*** DATASET CONTENT ***
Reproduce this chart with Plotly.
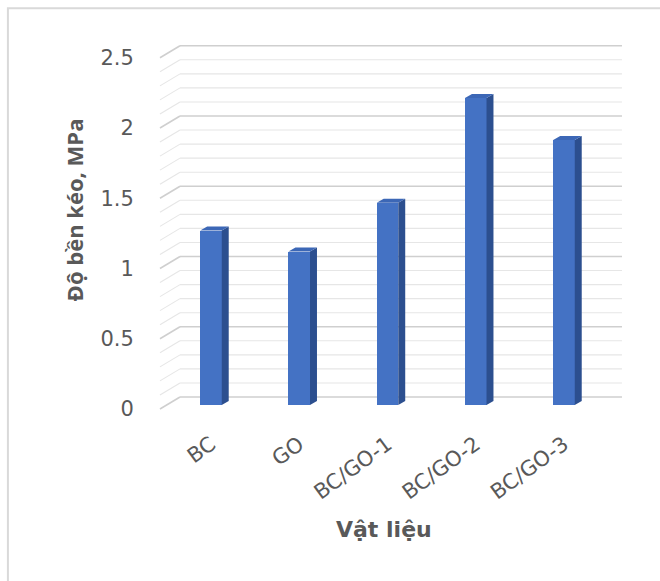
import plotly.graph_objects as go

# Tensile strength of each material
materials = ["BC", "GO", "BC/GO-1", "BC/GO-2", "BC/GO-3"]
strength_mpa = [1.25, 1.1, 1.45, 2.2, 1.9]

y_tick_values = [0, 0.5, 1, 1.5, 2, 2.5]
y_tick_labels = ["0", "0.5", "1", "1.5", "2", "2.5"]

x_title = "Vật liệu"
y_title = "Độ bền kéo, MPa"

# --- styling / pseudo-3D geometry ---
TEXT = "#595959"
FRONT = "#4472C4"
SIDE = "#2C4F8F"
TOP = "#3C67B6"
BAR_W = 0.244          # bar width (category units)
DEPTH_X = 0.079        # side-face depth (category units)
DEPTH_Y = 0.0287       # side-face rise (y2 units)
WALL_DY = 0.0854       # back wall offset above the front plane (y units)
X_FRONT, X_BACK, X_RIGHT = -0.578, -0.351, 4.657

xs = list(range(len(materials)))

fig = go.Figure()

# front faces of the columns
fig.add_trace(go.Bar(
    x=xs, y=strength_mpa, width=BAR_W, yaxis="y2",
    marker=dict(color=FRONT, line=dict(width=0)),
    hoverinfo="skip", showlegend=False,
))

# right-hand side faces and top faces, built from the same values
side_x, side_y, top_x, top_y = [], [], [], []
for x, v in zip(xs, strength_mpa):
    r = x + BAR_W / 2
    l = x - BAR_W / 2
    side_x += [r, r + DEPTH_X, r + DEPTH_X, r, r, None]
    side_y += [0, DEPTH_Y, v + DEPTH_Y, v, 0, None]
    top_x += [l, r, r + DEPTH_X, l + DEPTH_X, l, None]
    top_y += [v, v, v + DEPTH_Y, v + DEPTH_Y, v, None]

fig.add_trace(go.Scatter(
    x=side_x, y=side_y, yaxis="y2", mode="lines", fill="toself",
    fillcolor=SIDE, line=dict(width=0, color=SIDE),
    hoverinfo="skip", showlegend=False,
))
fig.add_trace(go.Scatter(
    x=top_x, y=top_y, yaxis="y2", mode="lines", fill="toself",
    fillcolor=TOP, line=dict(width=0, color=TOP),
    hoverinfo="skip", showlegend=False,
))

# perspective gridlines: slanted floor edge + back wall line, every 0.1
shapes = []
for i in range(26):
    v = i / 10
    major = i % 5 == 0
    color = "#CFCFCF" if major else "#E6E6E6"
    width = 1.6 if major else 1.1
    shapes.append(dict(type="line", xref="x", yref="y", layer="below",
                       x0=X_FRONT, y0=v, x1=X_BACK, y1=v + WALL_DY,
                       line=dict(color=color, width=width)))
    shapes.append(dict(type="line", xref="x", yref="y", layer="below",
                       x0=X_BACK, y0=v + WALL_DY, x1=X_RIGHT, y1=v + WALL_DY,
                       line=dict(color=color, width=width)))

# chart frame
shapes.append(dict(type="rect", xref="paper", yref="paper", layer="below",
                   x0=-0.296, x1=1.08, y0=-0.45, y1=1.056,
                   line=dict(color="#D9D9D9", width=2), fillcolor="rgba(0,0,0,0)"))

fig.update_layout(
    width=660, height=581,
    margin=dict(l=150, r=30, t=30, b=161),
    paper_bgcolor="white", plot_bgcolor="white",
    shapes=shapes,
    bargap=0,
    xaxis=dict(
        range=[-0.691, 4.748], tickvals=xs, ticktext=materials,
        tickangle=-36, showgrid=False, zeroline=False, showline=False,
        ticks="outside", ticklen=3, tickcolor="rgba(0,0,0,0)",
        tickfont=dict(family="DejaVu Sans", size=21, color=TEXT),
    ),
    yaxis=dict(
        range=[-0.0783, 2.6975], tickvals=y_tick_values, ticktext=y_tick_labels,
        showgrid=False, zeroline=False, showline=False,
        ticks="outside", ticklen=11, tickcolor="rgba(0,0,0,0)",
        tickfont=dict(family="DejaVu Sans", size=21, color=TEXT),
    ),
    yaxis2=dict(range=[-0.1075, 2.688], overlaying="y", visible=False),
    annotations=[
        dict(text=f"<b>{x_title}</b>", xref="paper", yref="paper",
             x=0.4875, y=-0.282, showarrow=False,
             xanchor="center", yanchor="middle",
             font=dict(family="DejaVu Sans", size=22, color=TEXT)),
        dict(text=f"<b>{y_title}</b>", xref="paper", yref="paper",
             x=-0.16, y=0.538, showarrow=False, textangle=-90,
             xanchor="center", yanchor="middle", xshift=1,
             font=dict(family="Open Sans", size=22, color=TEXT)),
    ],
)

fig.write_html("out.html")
***
*** DATASET CONTENT ***
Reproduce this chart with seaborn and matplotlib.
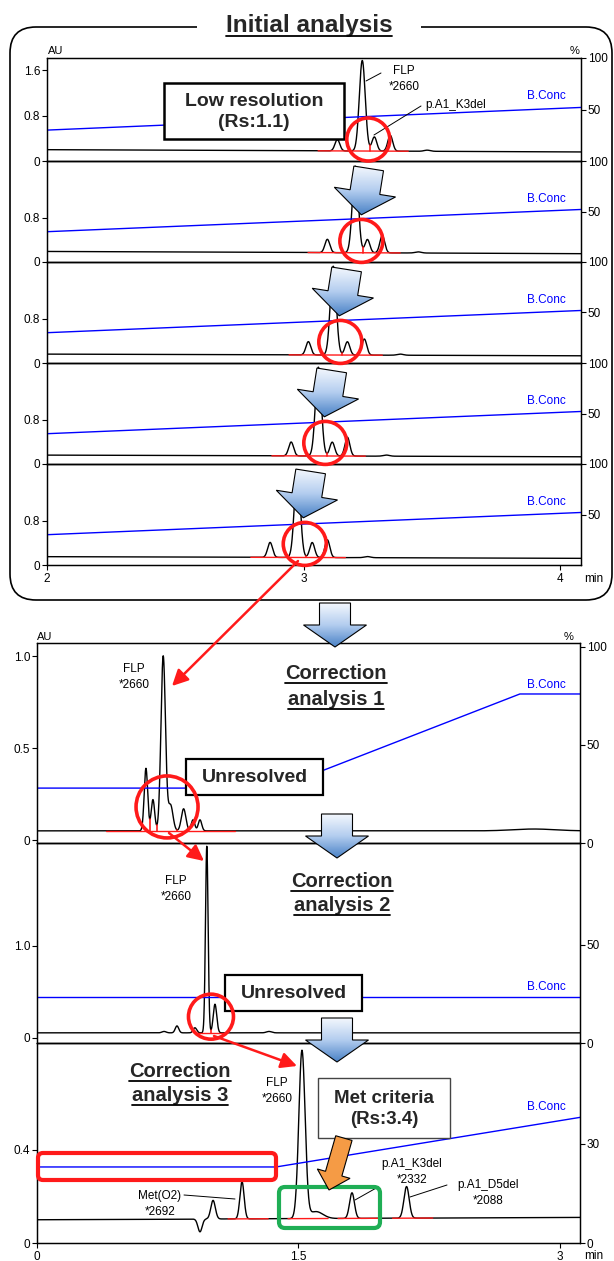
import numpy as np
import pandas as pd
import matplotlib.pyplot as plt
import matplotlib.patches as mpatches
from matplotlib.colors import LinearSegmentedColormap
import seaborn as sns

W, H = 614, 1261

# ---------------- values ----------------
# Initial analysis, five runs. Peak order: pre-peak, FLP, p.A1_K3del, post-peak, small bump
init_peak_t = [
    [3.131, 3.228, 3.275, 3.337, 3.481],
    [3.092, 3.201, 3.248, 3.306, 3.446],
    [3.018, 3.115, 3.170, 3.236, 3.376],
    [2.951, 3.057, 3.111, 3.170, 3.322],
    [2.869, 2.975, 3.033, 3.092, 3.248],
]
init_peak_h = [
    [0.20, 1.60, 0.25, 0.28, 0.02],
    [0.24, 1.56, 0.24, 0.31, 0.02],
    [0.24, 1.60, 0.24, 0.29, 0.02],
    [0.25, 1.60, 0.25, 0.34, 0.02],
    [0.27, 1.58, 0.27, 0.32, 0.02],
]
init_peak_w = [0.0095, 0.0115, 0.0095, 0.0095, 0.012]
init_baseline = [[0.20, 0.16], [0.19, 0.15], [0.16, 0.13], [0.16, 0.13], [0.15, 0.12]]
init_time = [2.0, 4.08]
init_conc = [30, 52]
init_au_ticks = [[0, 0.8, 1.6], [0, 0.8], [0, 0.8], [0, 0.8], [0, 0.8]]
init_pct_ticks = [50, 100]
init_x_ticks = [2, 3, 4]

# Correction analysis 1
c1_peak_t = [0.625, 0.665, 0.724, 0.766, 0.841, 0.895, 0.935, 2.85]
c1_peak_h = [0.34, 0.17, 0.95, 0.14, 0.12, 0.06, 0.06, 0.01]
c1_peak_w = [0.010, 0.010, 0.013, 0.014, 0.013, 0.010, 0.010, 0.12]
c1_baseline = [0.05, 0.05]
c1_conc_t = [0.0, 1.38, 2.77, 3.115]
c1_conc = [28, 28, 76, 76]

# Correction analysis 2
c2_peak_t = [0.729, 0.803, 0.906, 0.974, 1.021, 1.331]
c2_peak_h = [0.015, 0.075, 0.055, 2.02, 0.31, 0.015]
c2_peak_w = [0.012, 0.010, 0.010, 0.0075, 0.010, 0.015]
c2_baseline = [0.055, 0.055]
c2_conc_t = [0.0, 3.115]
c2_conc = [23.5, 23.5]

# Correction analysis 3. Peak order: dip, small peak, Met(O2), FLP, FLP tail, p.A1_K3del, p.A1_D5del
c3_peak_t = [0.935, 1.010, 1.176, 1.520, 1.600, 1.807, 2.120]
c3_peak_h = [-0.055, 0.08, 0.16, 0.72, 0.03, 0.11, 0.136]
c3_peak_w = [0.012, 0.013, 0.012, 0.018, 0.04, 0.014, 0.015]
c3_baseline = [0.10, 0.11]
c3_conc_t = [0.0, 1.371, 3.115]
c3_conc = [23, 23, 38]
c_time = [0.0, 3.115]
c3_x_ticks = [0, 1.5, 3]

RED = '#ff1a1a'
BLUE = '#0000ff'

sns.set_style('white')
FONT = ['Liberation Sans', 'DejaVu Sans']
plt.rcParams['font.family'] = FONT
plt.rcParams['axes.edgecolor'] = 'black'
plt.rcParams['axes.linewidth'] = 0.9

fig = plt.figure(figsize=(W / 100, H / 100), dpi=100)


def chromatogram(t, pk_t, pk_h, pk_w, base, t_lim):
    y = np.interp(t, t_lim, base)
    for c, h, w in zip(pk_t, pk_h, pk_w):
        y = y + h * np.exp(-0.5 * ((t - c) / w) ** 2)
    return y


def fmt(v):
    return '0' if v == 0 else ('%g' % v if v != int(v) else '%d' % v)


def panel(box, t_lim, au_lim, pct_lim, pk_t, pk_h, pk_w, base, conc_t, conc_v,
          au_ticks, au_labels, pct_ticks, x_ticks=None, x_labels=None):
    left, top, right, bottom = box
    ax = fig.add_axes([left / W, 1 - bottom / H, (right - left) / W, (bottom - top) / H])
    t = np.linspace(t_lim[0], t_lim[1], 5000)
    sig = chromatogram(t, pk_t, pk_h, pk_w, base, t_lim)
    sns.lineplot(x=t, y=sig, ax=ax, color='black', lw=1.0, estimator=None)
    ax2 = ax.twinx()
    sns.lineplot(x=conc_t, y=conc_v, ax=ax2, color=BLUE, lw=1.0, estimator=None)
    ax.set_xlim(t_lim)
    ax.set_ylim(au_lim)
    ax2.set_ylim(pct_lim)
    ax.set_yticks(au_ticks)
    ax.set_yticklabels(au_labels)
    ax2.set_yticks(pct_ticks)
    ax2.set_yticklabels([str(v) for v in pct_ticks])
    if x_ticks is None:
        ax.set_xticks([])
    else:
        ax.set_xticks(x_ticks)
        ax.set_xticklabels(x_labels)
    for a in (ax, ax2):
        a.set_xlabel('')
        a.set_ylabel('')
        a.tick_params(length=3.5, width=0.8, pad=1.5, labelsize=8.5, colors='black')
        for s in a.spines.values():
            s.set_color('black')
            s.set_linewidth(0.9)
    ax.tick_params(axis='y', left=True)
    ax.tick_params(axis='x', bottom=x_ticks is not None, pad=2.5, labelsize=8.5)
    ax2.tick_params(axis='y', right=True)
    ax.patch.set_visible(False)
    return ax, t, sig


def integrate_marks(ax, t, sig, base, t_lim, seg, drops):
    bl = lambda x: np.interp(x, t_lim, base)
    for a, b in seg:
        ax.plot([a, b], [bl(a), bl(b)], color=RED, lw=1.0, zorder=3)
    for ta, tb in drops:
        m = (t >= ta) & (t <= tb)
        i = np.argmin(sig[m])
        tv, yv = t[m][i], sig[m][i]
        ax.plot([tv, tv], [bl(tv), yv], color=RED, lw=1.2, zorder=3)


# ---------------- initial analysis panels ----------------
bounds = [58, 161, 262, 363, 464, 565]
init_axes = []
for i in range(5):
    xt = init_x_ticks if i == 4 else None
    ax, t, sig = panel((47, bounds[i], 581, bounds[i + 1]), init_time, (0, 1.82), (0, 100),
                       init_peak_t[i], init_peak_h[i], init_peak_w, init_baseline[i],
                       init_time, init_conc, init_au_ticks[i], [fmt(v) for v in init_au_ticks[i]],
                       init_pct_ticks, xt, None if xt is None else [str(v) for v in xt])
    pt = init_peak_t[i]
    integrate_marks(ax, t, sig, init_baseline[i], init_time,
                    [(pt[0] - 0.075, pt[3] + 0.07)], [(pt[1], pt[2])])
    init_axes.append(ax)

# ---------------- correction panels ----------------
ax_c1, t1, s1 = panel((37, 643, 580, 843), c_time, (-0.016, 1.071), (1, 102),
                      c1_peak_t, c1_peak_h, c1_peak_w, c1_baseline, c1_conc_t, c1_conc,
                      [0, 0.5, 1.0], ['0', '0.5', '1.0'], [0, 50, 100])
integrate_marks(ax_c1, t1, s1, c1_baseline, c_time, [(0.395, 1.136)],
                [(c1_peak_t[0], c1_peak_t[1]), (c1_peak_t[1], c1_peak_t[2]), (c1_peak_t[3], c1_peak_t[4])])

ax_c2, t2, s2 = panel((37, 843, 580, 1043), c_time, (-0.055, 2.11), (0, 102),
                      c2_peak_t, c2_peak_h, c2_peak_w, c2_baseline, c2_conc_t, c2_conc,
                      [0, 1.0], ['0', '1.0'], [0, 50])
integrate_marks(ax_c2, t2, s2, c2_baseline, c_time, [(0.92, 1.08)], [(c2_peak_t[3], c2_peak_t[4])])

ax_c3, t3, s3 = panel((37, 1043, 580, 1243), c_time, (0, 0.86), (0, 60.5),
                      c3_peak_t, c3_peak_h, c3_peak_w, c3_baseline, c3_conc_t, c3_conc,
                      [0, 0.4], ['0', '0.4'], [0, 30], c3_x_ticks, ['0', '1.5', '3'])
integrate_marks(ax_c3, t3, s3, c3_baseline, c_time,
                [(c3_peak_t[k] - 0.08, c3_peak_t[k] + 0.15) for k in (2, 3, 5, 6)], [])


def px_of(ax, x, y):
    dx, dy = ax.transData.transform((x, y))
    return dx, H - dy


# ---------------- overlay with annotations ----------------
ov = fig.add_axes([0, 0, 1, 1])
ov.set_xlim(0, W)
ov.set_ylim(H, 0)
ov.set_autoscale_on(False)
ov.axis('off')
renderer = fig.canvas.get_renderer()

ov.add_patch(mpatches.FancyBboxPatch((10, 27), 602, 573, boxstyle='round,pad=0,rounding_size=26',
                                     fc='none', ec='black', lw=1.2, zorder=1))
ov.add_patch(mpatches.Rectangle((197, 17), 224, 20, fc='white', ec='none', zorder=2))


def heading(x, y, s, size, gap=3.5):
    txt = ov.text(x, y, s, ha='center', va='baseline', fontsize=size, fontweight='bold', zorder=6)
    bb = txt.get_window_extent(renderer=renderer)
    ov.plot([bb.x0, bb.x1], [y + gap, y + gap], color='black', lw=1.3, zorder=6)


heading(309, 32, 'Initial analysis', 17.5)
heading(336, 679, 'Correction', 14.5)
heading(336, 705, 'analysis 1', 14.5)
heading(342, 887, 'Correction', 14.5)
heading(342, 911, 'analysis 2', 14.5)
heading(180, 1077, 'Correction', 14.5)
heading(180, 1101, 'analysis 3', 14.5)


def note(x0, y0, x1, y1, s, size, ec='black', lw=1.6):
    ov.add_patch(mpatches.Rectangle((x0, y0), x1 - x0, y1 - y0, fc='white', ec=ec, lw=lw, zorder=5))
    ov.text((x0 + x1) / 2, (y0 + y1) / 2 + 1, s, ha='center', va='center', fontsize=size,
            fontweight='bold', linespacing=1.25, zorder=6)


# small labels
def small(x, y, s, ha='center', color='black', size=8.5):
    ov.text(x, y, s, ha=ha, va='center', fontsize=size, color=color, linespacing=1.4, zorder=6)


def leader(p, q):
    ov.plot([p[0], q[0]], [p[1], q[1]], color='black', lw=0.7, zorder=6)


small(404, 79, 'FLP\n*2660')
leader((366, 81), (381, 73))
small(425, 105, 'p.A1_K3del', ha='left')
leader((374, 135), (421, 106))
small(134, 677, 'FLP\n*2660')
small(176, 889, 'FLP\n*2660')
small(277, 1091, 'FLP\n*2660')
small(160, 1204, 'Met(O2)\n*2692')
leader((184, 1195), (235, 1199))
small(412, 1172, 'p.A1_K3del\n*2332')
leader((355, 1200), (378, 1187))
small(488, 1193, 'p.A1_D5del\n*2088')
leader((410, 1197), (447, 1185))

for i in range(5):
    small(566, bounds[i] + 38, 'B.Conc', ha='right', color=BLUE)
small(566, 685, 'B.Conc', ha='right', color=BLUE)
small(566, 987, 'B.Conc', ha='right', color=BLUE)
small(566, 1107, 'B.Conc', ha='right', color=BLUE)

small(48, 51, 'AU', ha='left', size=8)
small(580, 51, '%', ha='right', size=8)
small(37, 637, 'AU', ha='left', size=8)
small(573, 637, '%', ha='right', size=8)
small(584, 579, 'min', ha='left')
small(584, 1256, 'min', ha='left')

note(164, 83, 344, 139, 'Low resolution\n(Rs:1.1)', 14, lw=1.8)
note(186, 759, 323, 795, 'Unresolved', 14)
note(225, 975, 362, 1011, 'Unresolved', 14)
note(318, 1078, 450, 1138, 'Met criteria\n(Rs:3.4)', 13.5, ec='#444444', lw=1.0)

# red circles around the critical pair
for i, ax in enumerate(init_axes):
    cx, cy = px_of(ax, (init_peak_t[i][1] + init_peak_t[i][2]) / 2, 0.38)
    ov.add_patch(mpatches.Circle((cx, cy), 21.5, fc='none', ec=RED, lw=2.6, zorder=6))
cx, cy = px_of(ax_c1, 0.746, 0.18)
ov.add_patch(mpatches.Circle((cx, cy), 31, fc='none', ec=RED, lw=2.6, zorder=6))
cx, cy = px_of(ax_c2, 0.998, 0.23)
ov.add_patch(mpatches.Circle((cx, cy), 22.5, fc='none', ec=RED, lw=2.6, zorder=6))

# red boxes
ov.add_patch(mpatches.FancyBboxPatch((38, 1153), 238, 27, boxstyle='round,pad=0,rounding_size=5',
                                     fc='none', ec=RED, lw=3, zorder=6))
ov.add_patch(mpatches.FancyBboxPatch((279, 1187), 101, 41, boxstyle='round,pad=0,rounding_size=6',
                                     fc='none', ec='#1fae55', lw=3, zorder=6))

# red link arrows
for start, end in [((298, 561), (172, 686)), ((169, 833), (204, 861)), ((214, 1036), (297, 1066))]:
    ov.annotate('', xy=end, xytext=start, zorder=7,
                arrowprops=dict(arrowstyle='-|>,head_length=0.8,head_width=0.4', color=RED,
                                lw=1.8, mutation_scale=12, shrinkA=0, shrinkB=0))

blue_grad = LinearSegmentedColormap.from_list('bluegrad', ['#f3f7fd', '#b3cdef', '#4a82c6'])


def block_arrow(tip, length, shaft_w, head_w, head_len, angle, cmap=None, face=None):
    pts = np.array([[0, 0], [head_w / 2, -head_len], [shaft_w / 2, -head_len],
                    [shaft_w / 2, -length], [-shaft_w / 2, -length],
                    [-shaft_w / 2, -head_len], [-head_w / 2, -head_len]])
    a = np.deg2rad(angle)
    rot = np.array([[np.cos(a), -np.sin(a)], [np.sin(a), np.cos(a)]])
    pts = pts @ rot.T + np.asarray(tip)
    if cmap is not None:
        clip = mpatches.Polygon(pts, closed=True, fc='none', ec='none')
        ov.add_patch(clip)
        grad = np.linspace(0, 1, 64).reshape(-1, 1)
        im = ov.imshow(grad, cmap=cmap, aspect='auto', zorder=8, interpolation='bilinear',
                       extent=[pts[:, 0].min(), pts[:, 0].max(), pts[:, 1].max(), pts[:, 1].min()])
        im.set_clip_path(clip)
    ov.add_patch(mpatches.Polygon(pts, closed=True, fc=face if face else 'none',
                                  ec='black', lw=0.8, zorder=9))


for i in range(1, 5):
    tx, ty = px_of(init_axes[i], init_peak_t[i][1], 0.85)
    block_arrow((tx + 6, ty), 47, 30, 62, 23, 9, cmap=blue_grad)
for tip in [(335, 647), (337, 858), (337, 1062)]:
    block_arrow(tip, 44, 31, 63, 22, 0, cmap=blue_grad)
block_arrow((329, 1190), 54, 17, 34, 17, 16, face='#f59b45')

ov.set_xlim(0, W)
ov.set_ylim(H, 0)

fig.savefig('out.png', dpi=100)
***
*** DATASET CONTENT ***
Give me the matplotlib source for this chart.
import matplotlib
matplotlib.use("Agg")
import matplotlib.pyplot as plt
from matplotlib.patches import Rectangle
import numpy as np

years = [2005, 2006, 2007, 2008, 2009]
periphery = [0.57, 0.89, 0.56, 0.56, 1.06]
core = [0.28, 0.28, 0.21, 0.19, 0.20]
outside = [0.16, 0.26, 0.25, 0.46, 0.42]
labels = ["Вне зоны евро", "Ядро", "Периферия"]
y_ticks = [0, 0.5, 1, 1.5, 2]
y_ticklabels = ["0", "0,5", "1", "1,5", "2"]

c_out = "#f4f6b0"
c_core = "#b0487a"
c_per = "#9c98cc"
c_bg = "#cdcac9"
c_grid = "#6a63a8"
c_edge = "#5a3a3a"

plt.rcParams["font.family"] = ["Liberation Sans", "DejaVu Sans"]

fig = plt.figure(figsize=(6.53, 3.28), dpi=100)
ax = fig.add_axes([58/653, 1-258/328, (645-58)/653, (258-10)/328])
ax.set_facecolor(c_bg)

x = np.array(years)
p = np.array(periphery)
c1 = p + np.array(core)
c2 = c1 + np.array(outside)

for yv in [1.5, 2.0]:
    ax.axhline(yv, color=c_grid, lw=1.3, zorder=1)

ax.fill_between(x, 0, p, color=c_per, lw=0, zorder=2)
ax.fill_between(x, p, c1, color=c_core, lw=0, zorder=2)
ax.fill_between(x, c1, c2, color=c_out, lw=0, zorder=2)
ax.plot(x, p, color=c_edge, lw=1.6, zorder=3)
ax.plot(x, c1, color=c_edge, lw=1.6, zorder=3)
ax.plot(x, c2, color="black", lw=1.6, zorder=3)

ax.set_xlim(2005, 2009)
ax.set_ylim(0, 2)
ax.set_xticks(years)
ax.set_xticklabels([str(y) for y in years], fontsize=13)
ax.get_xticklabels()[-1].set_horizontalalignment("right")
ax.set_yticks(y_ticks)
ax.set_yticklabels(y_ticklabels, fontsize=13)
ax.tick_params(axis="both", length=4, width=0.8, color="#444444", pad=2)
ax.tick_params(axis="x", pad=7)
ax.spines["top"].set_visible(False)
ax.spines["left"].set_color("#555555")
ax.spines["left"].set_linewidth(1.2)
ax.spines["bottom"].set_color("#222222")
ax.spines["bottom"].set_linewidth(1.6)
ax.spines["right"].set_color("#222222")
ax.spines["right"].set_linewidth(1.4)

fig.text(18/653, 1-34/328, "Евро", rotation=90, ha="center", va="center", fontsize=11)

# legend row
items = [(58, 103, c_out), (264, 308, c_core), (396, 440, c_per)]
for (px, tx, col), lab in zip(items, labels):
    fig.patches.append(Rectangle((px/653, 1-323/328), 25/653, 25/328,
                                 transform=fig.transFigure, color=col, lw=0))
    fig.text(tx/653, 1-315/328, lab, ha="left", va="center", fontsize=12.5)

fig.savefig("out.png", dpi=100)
***
### TASK GOAL:
In the records above, find the line with "Reproduce this chart with Plotly." and the line with "X_FRONT, X_BACK, X_RIGHT", then restate word for word only those two lines and all lines between, omitting pictures.

### ANSWER BELOW:
Reproduce this chart with Plotly.
import plotly.graph_objects as go

# Tensile strength of each material
materials = ["BC", "GO", "BC/GO-1", "BC/GO-2", "BC/GO-3"]
strength_mpa = [1.25, 1.1, 1.45, 2.2, 1.9]

y_tick_values = [0, 0.5, 1, 1.5, 2, 2.5]
y_tick_labels = ["0", "0.5", "1", "1.5", "2", "2.5"]

x_title = "Vật liệu"
y_title = "Độ bền kéo, MPa"

# --- styling / pseudo-3D geometry ---
TEXT = "#595959"
FRONT = "#4472C4"
SIDE = "#2C4F8F"
TOP = "#3C67B6"
BAR_W = 0.244          # bar width (category units)
DEPTH_X = 0.079        # side-face depth (category units)
DEPTH_Y = 0.0287       # side-face rise (y2 units)
WALL_DY = 0.0854       # back wall offset above the front plane (y units)
X_FRONT, X_BACK, X_RIGHT = -0.578, -0.351, 4.657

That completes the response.